— BEGIN —

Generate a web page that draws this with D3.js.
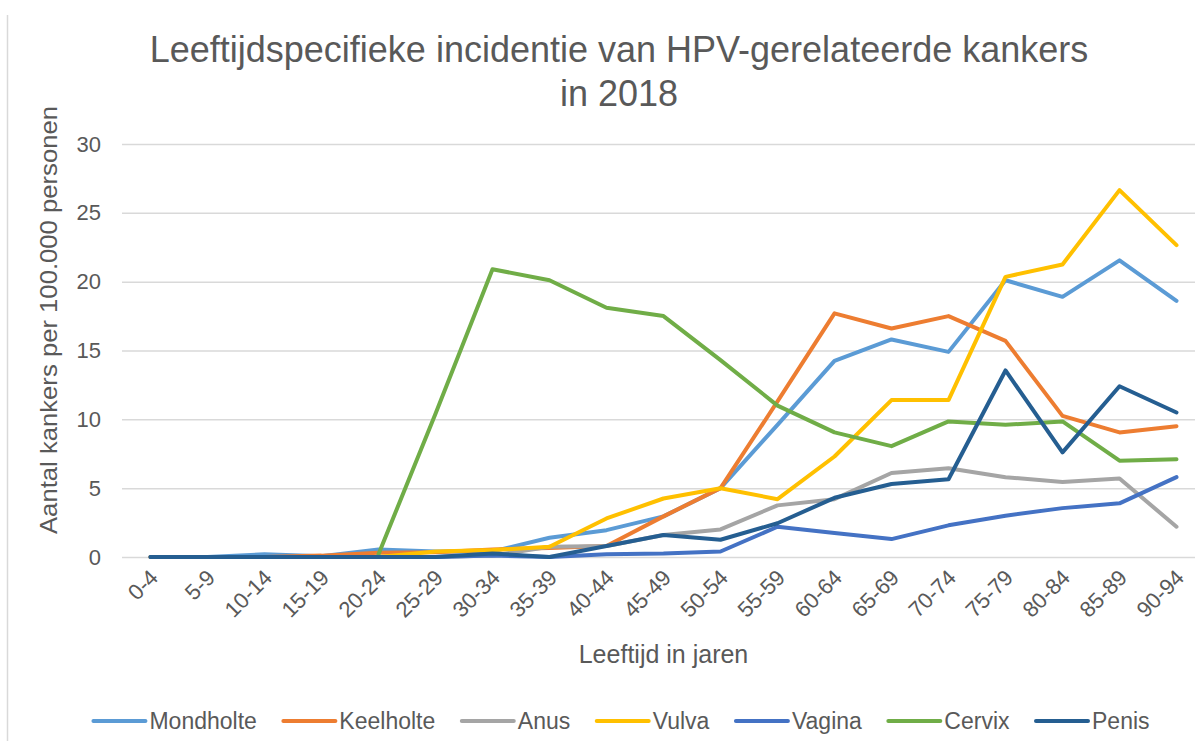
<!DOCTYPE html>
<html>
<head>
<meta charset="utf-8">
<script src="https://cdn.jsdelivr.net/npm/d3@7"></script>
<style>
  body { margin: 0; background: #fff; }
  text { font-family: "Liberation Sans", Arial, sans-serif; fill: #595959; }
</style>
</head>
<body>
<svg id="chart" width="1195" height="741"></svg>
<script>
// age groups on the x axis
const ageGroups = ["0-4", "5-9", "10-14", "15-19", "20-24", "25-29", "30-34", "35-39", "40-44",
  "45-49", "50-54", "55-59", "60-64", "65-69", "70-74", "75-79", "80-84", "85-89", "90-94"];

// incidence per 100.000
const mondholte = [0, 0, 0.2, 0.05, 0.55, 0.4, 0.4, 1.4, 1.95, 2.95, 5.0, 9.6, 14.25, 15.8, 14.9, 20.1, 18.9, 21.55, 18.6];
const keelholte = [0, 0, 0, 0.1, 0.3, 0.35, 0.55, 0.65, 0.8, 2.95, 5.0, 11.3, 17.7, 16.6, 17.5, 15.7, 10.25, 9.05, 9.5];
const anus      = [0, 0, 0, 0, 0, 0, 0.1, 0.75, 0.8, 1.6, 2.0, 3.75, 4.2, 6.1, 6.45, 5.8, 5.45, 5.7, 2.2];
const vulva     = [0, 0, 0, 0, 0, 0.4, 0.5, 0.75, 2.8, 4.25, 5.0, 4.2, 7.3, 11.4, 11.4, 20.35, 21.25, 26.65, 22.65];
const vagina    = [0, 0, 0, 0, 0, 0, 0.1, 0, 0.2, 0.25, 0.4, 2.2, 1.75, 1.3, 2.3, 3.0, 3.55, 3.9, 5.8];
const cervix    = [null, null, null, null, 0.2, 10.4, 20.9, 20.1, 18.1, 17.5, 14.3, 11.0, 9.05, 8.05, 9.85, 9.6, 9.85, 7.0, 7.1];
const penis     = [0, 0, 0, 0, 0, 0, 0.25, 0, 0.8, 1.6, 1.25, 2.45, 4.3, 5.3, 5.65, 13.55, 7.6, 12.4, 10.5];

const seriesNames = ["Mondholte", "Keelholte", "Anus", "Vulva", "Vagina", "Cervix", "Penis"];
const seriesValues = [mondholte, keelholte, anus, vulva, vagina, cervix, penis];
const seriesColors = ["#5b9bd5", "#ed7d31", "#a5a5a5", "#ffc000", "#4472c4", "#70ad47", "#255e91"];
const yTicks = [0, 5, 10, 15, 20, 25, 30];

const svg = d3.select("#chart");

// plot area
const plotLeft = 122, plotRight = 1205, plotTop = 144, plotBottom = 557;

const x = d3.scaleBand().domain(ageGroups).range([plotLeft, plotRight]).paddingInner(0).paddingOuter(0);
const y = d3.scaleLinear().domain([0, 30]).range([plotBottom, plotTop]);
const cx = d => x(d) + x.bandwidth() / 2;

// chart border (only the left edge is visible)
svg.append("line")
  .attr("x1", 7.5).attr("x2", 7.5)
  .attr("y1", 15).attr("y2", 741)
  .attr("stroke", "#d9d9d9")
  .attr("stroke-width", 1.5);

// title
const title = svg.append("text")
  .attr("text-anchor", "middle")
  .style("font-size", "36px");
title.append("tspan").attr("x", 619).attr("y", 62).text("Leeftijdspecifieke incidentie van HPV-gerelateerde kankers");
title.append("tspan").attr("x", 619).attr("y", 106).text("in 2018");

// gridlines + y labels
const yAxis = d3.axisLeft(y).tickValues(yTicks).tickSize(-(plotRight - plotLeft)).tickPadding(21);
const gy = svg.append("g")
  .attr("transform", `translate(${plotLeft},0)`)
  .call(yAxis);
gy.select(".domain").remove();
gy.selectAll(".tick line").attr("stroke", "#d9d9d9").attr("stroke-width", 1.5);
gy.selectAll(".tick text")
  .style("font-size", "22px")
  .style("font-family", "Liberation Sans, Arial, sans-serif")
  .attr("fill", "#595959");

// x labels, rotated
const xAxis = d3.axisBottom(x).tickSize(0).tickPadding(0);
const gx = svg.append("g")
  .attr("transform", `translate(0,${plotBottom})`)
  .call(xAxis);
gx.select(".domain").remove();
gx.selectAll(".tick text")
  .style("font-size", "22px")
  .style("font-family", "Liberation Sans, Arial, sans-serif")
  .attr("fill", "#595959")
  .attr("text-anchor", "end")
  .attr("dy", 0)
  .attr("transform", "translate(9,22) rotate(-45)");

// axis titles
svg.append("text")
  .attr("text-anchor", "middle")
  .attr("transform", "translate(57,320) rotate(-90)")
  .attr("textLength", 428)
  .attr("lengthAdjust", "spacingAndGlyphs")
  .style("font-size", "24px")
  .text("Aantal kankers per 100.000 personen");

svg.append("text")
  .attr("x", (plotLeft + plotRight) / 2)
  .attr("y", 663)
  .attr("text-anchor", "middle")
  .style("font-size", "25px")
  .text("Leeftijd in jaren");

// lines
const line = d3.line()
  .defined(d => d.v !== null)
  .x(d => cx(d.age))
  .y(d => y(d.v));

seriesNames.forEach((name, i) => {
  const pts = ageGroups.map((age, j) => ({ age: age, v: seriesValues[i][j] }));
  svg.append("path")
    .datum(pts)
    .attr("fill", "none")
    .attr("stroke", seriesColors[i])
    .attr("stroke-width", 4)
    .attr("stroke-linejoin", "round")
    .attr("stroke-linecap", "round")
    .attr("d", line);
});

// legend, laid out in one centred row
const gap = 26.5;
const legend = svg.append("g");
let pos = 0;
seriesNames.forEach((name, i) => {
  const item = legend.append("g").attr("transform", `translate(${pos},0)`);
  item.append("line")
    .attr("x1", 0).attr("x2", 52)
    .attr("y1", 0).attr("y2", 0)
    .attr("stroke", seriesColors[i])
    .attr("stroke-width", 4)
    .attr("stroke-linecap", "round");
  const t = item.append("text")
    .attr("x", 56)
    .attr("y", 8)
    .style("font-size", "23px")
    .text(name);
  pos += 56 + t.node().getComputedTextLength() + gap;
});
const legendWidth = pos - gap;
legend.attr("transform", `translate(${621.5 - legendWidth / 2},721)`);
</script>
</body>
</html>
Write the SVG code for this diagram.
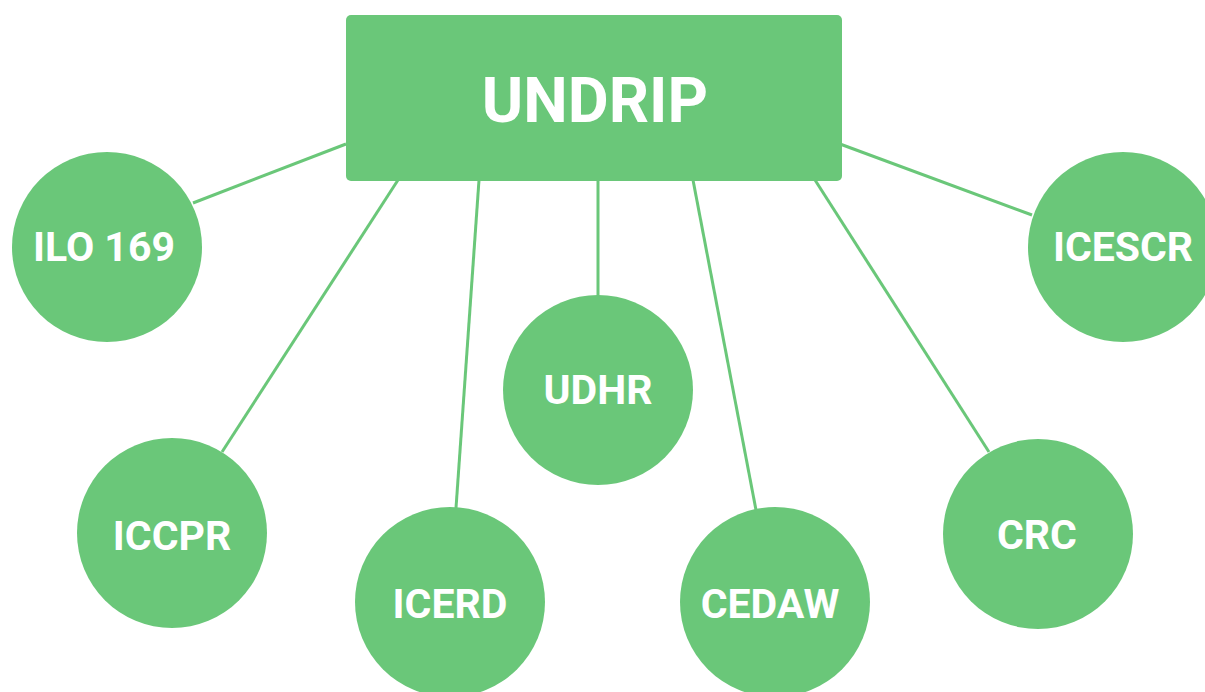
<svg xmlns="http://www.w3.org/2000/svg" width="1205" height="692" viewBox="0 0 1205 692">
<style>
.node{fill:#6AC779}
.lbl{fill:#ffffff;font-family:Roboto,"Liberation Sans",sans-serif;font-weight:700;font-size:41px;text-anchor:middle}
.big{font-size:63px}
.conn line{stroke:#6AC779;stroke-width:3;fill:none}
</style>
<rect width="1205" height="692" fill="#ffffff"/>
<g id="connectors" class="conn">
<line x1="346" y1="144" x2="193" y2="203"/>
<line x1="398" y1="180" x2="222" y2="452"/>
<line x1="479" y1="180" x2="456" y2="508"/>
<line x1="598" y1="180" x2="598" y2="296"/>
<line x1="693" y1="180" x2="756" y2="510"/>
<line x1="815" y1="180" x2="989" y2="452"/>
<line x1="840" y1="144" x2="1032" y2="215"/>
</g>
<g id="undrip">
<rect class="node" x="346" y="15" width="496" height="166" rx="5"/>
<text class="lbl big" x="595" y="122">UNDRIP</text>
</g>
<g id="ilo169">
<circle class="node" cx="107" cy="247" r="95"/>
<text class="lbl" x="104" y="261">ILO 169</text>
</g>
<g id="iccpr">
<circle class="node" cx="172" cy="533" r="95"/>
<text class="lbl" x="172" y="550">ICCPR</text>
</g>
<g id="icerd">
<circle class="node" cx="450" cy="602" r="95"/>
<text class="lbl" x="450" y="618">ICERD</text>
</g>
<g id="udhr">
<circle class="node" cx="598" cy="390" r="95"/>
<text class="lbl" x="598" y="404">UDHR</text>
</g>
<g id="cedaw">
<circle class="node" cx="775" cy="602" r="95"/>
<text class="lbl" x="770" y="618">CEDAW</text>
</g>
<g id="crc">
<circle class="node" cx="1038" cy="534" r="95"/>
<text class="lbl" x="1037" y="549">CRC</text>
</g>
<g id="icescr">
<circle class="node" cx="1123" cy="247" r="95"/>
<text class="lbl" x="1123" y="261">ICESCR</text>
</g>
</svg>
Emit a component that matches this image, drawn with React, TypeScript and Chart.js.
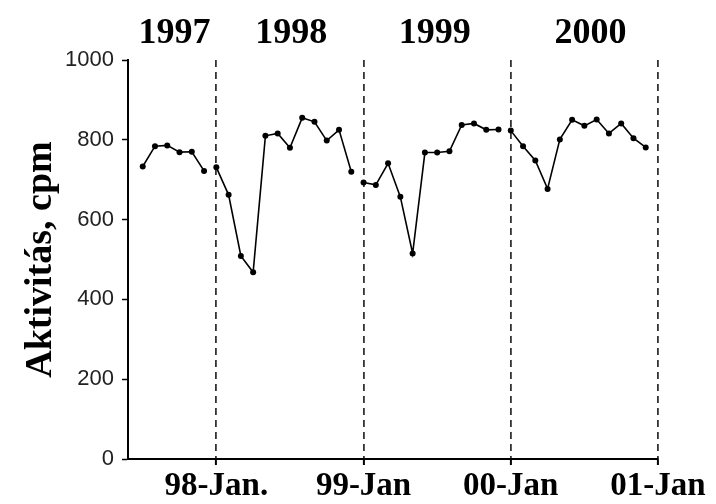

— END —

- Task requirements:
From the listing above, collect each line in which the string "that" appears.

- Correct result:
Generate a web page that draws this with D3.js.
Emit a component that matches this image, drawn with React, TypeScript and Chart.js.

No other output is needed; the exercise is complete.